● GOAL:
Only the lines from the start of the data through the one containing "import numpy as np" belong in your answer; return them exactly.

● RECORDED DATA:
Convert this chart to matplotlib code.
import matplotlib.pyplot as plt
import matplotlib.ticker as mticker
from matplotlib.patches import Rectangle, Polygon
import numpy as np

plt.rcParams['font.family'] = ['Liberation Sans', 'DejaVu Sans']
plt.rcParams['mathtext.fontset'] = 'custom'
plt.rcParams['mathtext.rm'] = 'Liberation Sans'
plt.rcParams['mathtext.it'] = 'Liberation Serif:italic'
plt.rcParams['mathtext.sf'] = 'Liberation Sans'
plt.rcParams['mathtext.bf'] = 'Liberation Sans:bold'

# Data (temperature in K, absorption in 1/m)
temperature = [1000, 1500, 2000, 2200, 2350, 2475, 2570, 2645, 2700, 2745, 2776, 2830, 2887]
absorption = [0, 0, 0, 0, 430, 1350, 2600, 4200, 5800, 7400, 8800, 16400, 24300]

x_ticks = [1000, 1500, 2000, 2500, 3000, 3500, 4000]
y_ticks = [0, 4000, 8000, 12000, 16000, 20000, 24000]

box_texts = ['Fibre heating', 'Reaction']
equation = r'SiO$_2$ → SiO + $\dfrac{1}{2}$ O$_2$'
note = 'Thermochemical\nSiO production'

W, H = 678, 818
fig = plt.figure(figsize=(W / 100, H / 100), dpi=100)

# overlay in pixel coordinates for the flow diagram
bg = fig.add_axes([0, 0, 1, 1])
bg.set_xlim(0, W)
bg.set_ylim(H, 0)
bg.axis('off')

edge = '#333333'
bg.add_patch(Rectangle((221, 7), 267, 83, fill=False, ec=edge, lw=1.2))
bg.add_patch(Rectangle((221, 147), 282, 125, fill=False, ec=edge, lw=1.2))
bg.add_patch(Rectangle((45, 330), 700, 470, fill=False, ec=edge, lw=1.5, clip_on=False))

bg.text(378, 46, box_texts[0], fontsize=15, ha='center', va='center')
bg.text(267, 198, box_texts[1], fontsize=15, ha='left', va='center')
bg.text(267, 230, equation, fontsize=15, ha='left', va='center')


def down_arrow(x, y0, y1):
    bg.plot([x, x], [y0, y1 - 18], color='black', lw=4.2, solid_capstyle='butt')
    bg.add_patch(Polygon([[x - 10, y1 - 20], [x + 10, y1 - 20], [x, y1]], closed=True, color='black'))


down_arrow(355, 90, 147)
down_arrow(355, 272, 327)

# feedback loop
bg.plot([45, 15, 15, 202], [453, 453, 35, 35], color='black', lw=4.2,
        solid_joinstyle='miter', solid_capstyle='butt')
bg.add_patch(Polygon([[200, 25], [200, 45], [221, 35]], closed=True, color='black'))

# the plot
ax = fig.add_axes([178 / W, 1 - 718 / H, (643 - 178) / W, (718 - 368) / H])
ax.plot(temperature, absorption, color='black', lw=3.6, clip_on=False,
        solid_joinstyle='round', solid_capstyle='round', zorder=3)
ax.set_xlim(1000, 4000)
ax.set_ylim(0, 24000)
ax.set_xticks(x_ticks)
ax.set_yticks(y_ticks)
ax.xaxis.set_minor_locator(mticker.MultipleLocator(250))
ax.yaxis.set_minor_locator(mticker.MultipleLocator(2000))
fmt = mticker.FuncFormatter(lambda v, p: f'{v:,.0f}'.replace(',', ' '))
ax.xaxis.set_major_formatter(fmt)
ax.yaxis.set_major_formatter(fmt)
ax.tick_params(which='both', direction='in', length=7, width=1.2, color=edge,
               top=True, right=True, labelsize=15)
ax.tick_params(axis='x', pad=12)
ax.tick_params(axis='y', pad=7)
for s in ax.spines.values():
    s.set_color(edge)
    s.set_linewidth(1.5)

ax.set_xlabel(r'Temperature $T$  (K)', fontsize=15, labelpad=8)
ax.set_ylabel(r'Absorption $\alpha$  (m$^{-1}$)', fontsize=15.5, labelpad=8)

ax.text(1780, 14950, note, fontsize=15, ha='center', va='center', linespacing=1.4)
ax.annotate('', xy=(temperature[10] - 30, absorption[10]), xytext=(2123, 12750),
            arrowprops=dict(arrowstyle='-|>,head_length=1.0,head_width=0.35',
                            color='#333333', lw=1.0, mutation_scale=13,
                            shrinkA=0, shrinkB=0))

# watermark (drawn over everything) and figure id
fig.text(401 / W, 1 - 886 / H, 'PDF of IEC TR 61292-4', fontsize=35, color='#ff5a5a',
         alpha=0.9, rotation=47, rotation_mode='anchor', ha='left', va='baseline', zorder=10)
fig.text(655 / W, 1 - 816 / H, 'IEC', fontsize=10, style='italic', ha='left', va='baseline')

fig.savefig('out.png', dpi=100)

● RIGHT ANSWER:
Convert this chart to matplotlib code.
import matplotlib.pyplot as plt
import matplotlib.ticker as mticker
from matplotlib.patches import Rectangle, Polygon
import numpy as np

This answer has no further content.